Train Travel Offers Something Extra to Many Travelers

A lot of people ride trains just to get somewhere. For the rest of us, the experience is quite different and it affects each of us in different ways. 
In 1948, Harry Truman won re-election as president in an upset victory over New York governor, Thomas Dewey. Credit is usually given to Truman’s “whistle-stop tour” around the country by train. His plain-spoken but astute observation is just as true today as it was in 1948:
     “You get a real feeling for this country and the people in it when you’re on a train.”

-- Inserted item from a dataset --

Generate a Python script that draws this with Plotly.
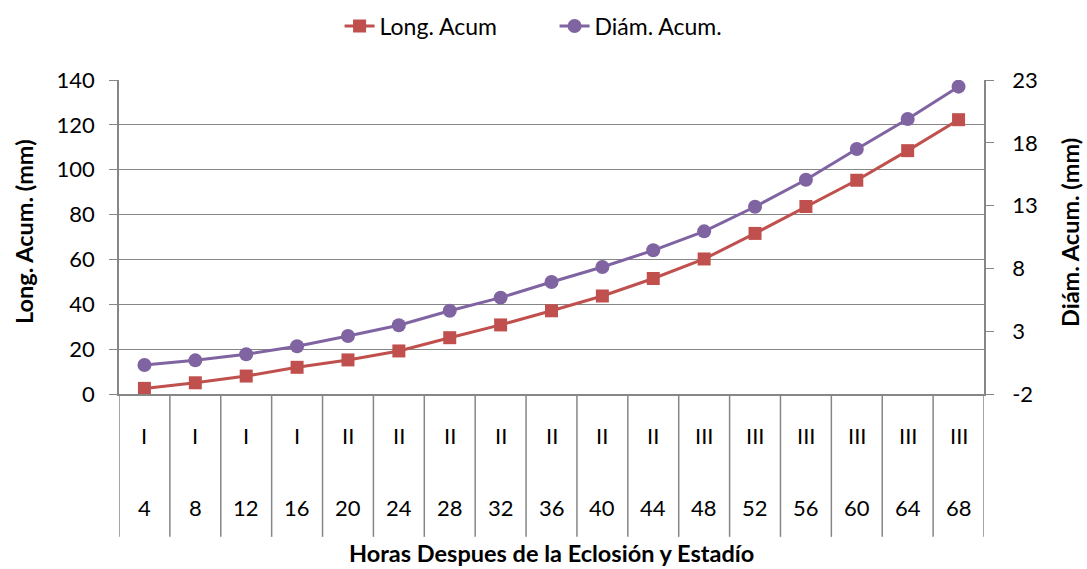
import plotly.graph_objects as go

# Horas después de la eclosión, estadío larval y valores acumulados
horas = ["4", "8", "12", "16", "20", "24", "28", "32", "36", "40", "44",
         "48", "52", "56", "60", "64", "68"]
estadio = ["I", "I", "I", "I", "II", "II", "II", "II", "II", "II", "II",
           "III", "III", "III", "III", "III", "III"]
long_acum = [2.5, 5.0, 8.0, 11.9, 15.2, 19.2, 25.1, 30.8, 37.1, 43.7, 51.5,
             60.2, 71.6, 83.6, 95.3, 108.5, 122.3]
diam_acum = [0.31, 0.68, 1.16, 1.80, 2.62, 3.47, 4.63, 5.67, 6.92, 8.11, 9.44,
             10.95, 12.91, 15.06, 17.51, 19.90, 22.47]
ticks_long = [0, 20, 40, 60, 80, 100, 120, 140]
ticks_diam = [-2, 3, 8, 13, 18, 23]

ROJO = "#C0504D"
MORADO = "#8064A2"
GRIS = "#868686"
FUENTE = "Lato"
TAM_NUM = 22
TAM_TXT = 23
TAM_TIT = 23.5

pos = list(range(len(horas)))

fig = go.Figure()
fig.add_trace(go.Scatter(
    x=pos, y=long_acum, name="Long. Acum", mode="lines+markers",
    line=dict(color=ROJO, width=3),
    marker=dict(symbol="square", size=13, color=ROJO),
    yaxis="y"))
fig.add_trace(go.Scatter(
    x=pos, y=diam_acum, name="Diám. Acum.", mode="lines+markers",
    line=dict(color=MORADO, width=3),
    marker=dict(symbol="circle", size=14, color=MORADO),
    yaxis="y2"))

# Tabla de categorías bajo el eje X: separadores verticales
shapes = []
tabla_fondo = -0.455
for i in range(len(horas) + 1):
    shapes.append(dict(type="line", xref="x", yref="paper",
                       x0=i - 0.5, x1=i - 0.5, y0=0, y1=tabla_fondo,
                       line=dict(color=GRIS, width=1.5)))

annotations = []
for i, (h, e) in enumerate(zip(horas, estadio)):
    annotations.append(dict(x=i, y=-0.131, xref="x", yref="paper", text=e,
                            showarrow=False, yanchor="middle",
                            font=dict(family=FUENTE, size=TAM_NUM, color="black")))
    annotations.append(dict(x=i, y=-0.36, xref="x", yref="paper", text=h,
                            showarrow=False, yanchor="middle",
                            font=dict(family=FUENTE, size=TAM_NUM, color="black")))

annotations += [
    dict(x=0.5, y=-0.505, xref="paper", yref="paper",
         text="<b>Horas Despues de la Eclosión y Estadío</b>", showarrow=False,
         yanchor="middle", font=dict(family=FUENTE, size=TAM_TIT, color="black")),
    dict(x=-0.1098, y=0.516, xref="paper", yref="paper", textangle=-90,
         text="<b>Long. Acum. (mm)</b>", showarrow=False,
         xanchor="center", yanchor="middle",
         font=dict(family=FUENTE, size=TAM_TIT, color="black")),
    dict(x=1.0994, y=0.516, xref="paper", yref="paper", textangle=-90,
         text="<b>Diám. Acum. (mm)</b>", showarrow=False,
         xanchor="center", yanchor="middle",
         font=dict(family=FUENTE, size=TAM_TIT, color="black")),
]

fig.update_layout(
    width=1087, height=569,
    margin=dict(l=119, r=103, t=80, b=175, autoexpand=False),
    paper_bgcolor="white", plot_bgcolor="white",
    font=dict(family=FUENTE, size=TAM_TXT, color="black"),
    showlegend=True,
    legend=dict(orientation="h", x=0.255, xanchor="left", y=1.172,
                yanchor="middle", font=dict(family=FUENTE, size=TAM_TXT),
                entrywidth=170, entrywidthmode="pixels",
                traceorder="normal"),
    xaxis=dict(range=[-0.5, len(horas) - 0.5], showticklabels=False,
               showgrid=False, zeroline=False, showline=True,
               linecolor=GRIS, linewidth=1.5, ticks=""),
    yaxis=dict(range=[0, 140], tickvals=ticks_long,
               ticktext=[str(v) for v in ticks_long], showgrid=True,
               gridcolor=GRIS, gridwidth=1.3, zeroline=False,
               showline=True, linecolor=GRIS, linewidth=1.5,
               ticks="outside", ticklen=8, tickcolor=GRIS, tickwidth=1.3,
               ticklabelstandoff=10,
               tickfont=dict(family=FUENTE, size=TAM_NUM, color="black")),
    yaxis2=dict(range=[-2, 23], tickvals=ticks_diam,
                ticktext=[str(v) for v in ticks_diam], overlaying="y",
                side="right", showgrid=False, zeroline=False,
                showline=True, linecolor=GRIS, linewidth=1.5,
                ticks="outside", ticklen=8, tickcolor=GRIS, tickwidth=1.3,
                ticklabelstandoff=14,
                tickfont=dict(family=FUENTE, size=TAM_NUM, color="black")),
    shapes=shapes,
    annotations=annotations,
)

fig.write_html("out.html")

In The House of Seven Gables, Nathaniel Hawthorne penned this thought about trains in what my old English teacher referred to as purple prose:
     “They give us wings; they annihilate the toil and dust of pilgrimage; they spiritualize travel.”
More than a half-century earlier, the poet Edna St. Vincent Millay clearly felt the same:
    
 “… there isn’t a train I wouldn’t take, 
      No matter where it’s going.”
Paul Theroux, author of several books with train travel as their focus, once wrote …
     “I have seldom heard a train go by and not wished I was on it.”
He could have had me in mind when he wrote that. A month ago, the next-to-last leg taking me home from an extended trip to Europe was Seattle to Los Angeles aboard Amtrak’s Coast Starlight. As we eased to a stop at LA’s wonderful Union Station, the Sunset Limited was just starting to board passengers on an adjacent platform. In less than an hour, it would roll out of the station beginning it’s two-night journey to New Orleans.  I would have given almost anything to have been aboard. 
A lot of my friends have no idea what I’m talking about. Or what they’re missing.